■ **What is needed**:
Reproduce all the lines below exactly and omit the images.

■ **Given material**:
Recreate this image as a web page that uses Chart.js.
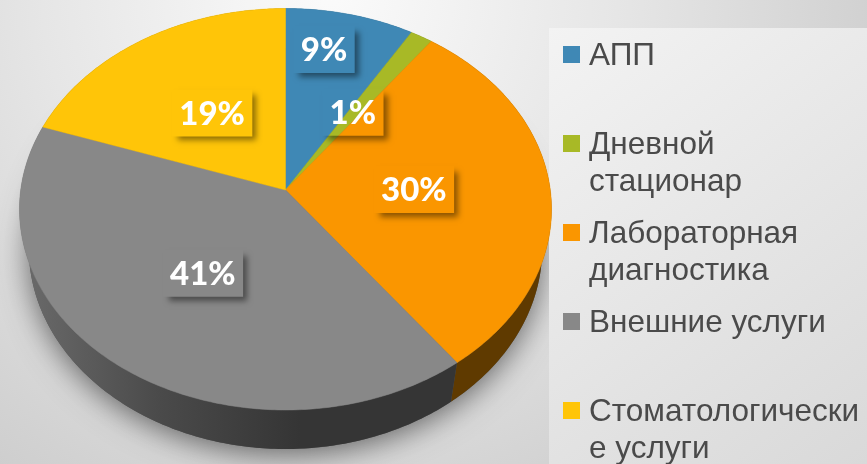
<!DOCTYPE html>
<html>
<head>
<meta charset="utf-8">
<style>
  html, body { margin: 0; padding: 0; background: #e4e4e4; }
  #wrap { width: 867px; height: 464px; }
</style>
<script src="https://cdn.jsdelivr.net/npm/chart.js@4"></script>
</head>
<body>
<div id="wrap"><canvas id="pieChart" width="867" height="464"></canvas></div>
<script>
const categories = ['АПП', 'Дневной\nстационар', 'Лабораторная\nдиагностика', 'Внешние услуги', 'Стоматологически\nе услуги'];
// slice shares, printed labels are the rounded ones on the slide
const shares = [8.6, 1.5, 29.7, 40.5, 19.7];
const percentLabels = ['9%', '1%', '30%', '41%', '19%'];

const topColors = ['#3f88b5', '#a8b926', '#fa9600', '#888888', '#ffc508'];
const wallColors = ['#234c66', '#5e6815', '#5f3a00', null, '#8f6e04'];
const labelNudges = [[-8, -14.5], [-30, 32], [-57, 0], [33, -35.5], [28.5, 30.5]];

// perspective of the tilted pie: disc coords -> screen
const APEX = { x: 285.5, y: 190 };
const TILT = { a: 264.8, b: 198.9, k: 0.0958 };
const WALL = { drop: 39, shrink: 0.035 };

function project(X, Y, depth) {
  const w = 1 + TILT.k * Y;
  const x = APEX.x + TILT.a * X / w;
  const y = APEX.y - TILT.b * Y / w;
  if (!depth) return { x, y };
  return { x: APEX.x + (x - APEX.x) * (1 - WALL.shrink), y: y + WALL.drop };
}

function rimPoints(start, end, depth) {
  const steps = Math.max(2, Math.ceil((end - start) / (Math.PI / 240)));
  const pts = [];
  for (let i = 0; i <= steps; i++) {
    const a = start + (end - start) * i / steps;
    pts.push(project(Math.cos(a), -Math.sin(a), depth));
  }
  return pts;
}

function tracePath(ctx, pts) {
  ctx.beginPath();
  pts.forEach((p, i) => (i ? ctx.lineTo(p.x, p.y) : ctx.moveTo(p.x, p.y)));
  ctx.closePath();
}

const tiltedPie = {
  id: 'tiltedPie',
  beforeDraw(chart) {
    const ctx = chart.ctx;
    const W = chart.width, H = chart.height;
    const bg = ctx.createRadialGradient(330, -10, 0, 330, -10, 640);
    bg.addColorStop(0, '#fbfbfb');
    bg.addColorStop(0.45, '#e6e6e6');
    bg.addColorStop(1, '#c9c9c9');
    ctx.fillStyle = bg;
    ctx.fillRect(0, 0, W, H);

    // soft shadow under the pie
    ctx.save();
    ctx.shadowColor = 'rgba(0,0,0,0.55)';
    ctx.shadowBlur = 30;
    ctx.shadowOffsetY = 5;
    ctx.fillStyle = '#555';
    tracePath(ctx, rimPoints(0, Math.PI * 2, 1));
    ctx.fill();
    ctx.restore();

    const panel = ctx.createLinearGradient(549, 28, 867, 464);
    panel.addColorStop(0, '#f3f3f3');
    panel.addColorStop(1, '#d9d9d9');
    ctx.fillStyle = panel;
    ctx.fillRect(549, 28, W - 549, H - 28);
  },
  beforeDatasetsDraw(chart) {
    const ctx = chart.ctx;
    const arcs = chart.getDatasetMeta(0).data;

    // side wall first, the top face covers its back half
    const grayWall = ctx.createLinearGradient(20, 0, 300, 0);
    grayWall.addColorStop(0, '#6b6b6b');
    grayWall.addColorStop(0.5, '#4a4a4a');
    grayWall.addColorStop(1, '#353535');
    arcs.forEach((arc, i) => {
      const top = rimPoints(arc.startAngle, arc.endAngle, 0);
      const low = rimPoints(arc.startAngle, arc.endAngle, 1).reverse();
      tracePath(ctx, top.concat(low));
      ctx.fillStyle = wallColors[i] || grayWall;
      ctx.fill();
    });

    arcs.forEach((arc, i) => {
      tracePath(ctx, [APEX].concat(rimPoints(arc.startAngle, arc.endAngle, 0)));
      ctx.fillStyle = topColors[i];
      ctx.strokeStyle = topColors[i];
      ctx.lineWidth = 0.5;
      ctx.fill();
      ctx.stroke();
    });

    arcs.forEach((arc, i) => drawPercent(ctx, arc, i));
    drawLegend(ctx);
    return false;
  }
};

function drawPercent(ctx, arc, i) {
  const mid = (arc.startAngle + arc.endAngle) / 2;
  const p = project(0.7 * Math.cos(mid), -0.7 * Math.sin(mid), 0);
  const cx = p.x + labelNudges[i][0];
  const cy = p.y + labelNudges[i][1];
  ctx.font = '900 33px Lato';
  const w = ctx.measureText(percentLabels[i]).width + 15;
  const h = 47;

  // box is see-through, only its shadow shows
  ctx.save();
  ctx.beginPath();
  ctx.rect(0, 0, 867, 464);
  ctx.rect(cx - w / 2, cy - h / 2, w, h);
  ctx.clip('evenodd');
  ctx.shadowColor = 'rgba(0,0,0,0.45)';
  ctx.shadowBlur = 6;
  ctx.shadowOffsetX = 5;
  ctx.shadowOffsetY = 5;
  ctx.fillStyle = '#000';
  ctx.fillRect(cx - w / 2 + 1, cy - h / 2 + 1, w - 2, h - 2);
  ctx.restore();

  ctx.fillStyle = '#ffffff';
  ctx.textAlign = 'center';
  ctx.textBaseline = 'middle';
  ctx.fillText(percentLabels[i], cx, cy + 1);
}

function drawLegend(ctx) {
  ctx.textAlign = 'left';
  ctx.textBaseline = 'middle';
  ctx.font = '31.5px "Liberation Sans"';
  categories.forEach((name, i) => {
    const y = 54.5 + i * 89;
    ctx.fillStyle = topColors[i];
    ctx.fillRect(563, y - 8.5, 17, 17);
    ctx.fillStyle = '#4a4a4a';
    name.split('\n').forEach((line, j) => ctx.fillText(line, 589, y + 2 + j * 37));
  });
}

new Chart(document.getElementById('pieChart'), {
  type: 'pie',
  data: {
    labels: categories,
    datasets: [{ data: shares, backgroundColor: topColors }]
  },
  options: {
    responsive: false,
    animation: false,
    plugins: {
      legend: { display: false },
      tooltip: { enabled: false }
    }
  },
  plugins: [tiltedPie]
});
</script>
</body>
</html>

■ **Solved exercise**:
Recreate this image as a web page that uses Chart.js.
<!DOCTYPE html>
<html>
<head>
<meta charset="utf-8">
<style>
  html, body { margin: 0; padding: 0; background: #e4e4e4; }
  #wrap { width: 867px; height: 464px; }
</style>
<script src="https://cdn.jsdelivr.net/npm/chart.js@4"></script>
</head>
<body>
<div id="wrap"><canvas id="pieChart" width="867" height="464"></canvas></div>
<script>
const categories = ['АПП', 'Дневной\nстационар', 'Лабораторная\nдиагностика', 'Внешние услуги', 'Стоматологически\nе услуги'];
// slice shares, printed labels are the rounded ones on the slide
const shares = [8.6, 1.5, 29.7, 40.5, 19.7];
const percentLabels = ['9%', '1%', '30%', '41%', '19%'];

const topColors = ['#3f88b5', '#a8b926', '#fa9600', '#888888', '#ffc508'];
const wallColors = ['#234c66', '#5e6815', '#5f3a00', null, '#8f6e04'];
const labelNudges = [[-8, -14.5], [-30, 32], [-57, 0], [33, -35.5], [28.5, 30.5]];

// perspective of the tilted pie: disc coords -> screen
const APEX = { x: 285.5, y: 190 };
const TILT = { a: 264.8, b: 198.9, k: 0.0958 };
const WALL = { drop: 39, shrink: 0.035 };

function project(X, Y, depth) {
  const w = 1 + TILT.k * Y;
  const x = APEX.x + TILT.a * X / w;
  const y = APEX.y - TILT.b * Y / w;
  if (!depth) return { x, y };
  return { x: APEX.x + (x - APEX.x) * (1 - WALL.shrink), y: y + WALL.drop };
}

function rimPoints(start, end, depth) {
  const steps = Math.max(2, Math.ceil((end - start) / (Math.PI / 240)));
  const pts = [];
  for (let i = 0; i <= steps; i++) {
    const a = start + (end - start) * i / steps;
    pts.push(project(Math.cos(a), -Math.sin(a), depth));
  }
  return pts;
}

function tracePath(ctx, pts) {
  ctx.beginPath();
  pts.forEach((p, i) => (i ? ctx.lineTo(p.x, p.y) : ctx.moveTo(p.x, p.y)));
  ctx.closePath();
}

const tiltedPie = {
  id: 'tiltedPie',
  beforeDraw(chart) {
    const ctx = chart.ctx;
    const W = chart.width, H = chart.height;
    const bg = ctx.createRadialGradient(330, -10, 0, 330, -10, 640);
    bg.addColorStop(0, '#fbfbfb');
    bg.addColorStop(0.45, '#e6e6e6');
    bg.addColorStop(1, '#c9c9c9');
    ctx.fillStyle = bg;
    ctx.fillRect(0, 0, W, H);

    // soft shadow under the pie
    ctx.save();
    ctx.shadowColor = 'rgba(0,0,0,0.55)';
    ctx.shadowBlur = 30;
    ctx.shadowOffsetY = 5;
    ctx.fillStyle = '#555';
    tracePath(ctx, rimPoints(0, Math.PI * 2, 1));
    ctx.fill();
    ctx.restore();

    const panel = ctx.createLinearGradient(549, 28, 867, 464);
    panel.addColorStop(0, '#f3f3f3');
    panel.addColorStop(1, '#d9d9d9');
    ctx.fillStyle = panel;
    ctx.fillRect(549, 28, W - 549, H - 28);
  },
  beforeDatasetsDraw(chart) {
    const ctx = chart.ctx;
    const arcs = chart.getDatasetMeta(0).data;

    // side wall first, the top face covers its back half
    const grayWall = ctx.createLinearGradient(20, 0, 300, 0);
    grayWall.addColorStop(0, '#6b6b6b');
    grayWall.addColorStop(0.5, '#4a4a4a');
    grayWall.addColorStop(1, '#353535');
    arcs.forEach((arc, i) => {
      const top = rimPoints(arc.startAngle, arc.endAngle, 0);
      const low = rimPoints(arc.startAngle, arc.endAngle, 1).reverse();
      tracePath(ctx, top.concat(low));
      ctx.fillStyle = wallColors[i] || grayWall;
      ctx.fill();
    });

    arcs.forEach((arc, i) => {
      tracePath(ctx, [APEX].concat(rimPoints(arc.startAngle, arc.endAngle, 0)));
      ctx.fillStyle = topColors[i];
      ctx.strokeStyle = topColors[i];
      ctx.lineWidth = 0.5;
      ctx.fill();
      ctx.stroke();
    });

    arcs.forEach((arc, i) => drawPercent(ctx, arc, i));
    drawLegend(ctx);
    return false;
  }
};

function drawPercent(ctx, arc, i) {
  const mid = (arc.startAngle + arc.endAngle) / 2;
  const p = project(0.7 * Math.cos(mid), -0.7 * Math.sin(mid), 0);
  const cx = p.x + labelNudges[i][0];
  const cy = p.y + labelNudges[i][1];
  ctx.font = '900 33px Lato';
  const w = ctx.measureText(percentLabels[i]).width + 15;
  const h = 47;

  // box is see-through, only its shadow shows
  ctx.save();
  ctx.beginPath();
  ctx.rect(0, 0, 867, 464);
  ctx.rect(cx - w / 2, cy - h / 2, w, h);
  ctx.clip('evenodd');
  ctx.shadowColor = 'rgba(0,0,0,0.45)';
  ctx.shadowBlur = 6;
  ctx.shadowOffsetX = 5;
  ctx.shadowOffsetY = 5;
  ctx.fillStyle = '#000';
  ctx.fillRect(cx - w / 2 + 1, cy - h / 2 + 1, w - 2, h - 2);
  ctx.restore();

  ctx.fillStyle = '#ffffff';
  ctx.textAlign = 'center';
  ctx.textBaseline = 'middle';
  ctx.fillText(percentLabels[i], cx, cy + 1);
}

function drawLegend(ctx) {
  ctx.textAlign = 'left';
  ctx.textBaseline = 'middle';
  ctx.font = '31.5px "Liberation Sans"';
  categories.forEach((name, i) => {
    const y = 54.5 + i * 89;
    ctx.fillStyle = topColors[i];
    ctx.fillRect(563, y - 8.5, 17, 17);
    ctx.fillStyle = '#4a4a4a';
    name.split('\n').forEach((line, j) => ctx.fillText(line, 589, y + 2 + j * 37));
  });
}

new Chart(document.getElementById('pieChart'), {
  type: 'pie',
  data: {
    labels: categories,
    datasets: [{ data: shares, backgroundColor: topColors }]
  },
  options: {
    responsive: false,
    animation: false,
    plugins: {
      legend: { display: false },
      tooltip: { enabled: false }
    }
  },
  plugins: [tiltedPie]
});
</script>
</body>
</html>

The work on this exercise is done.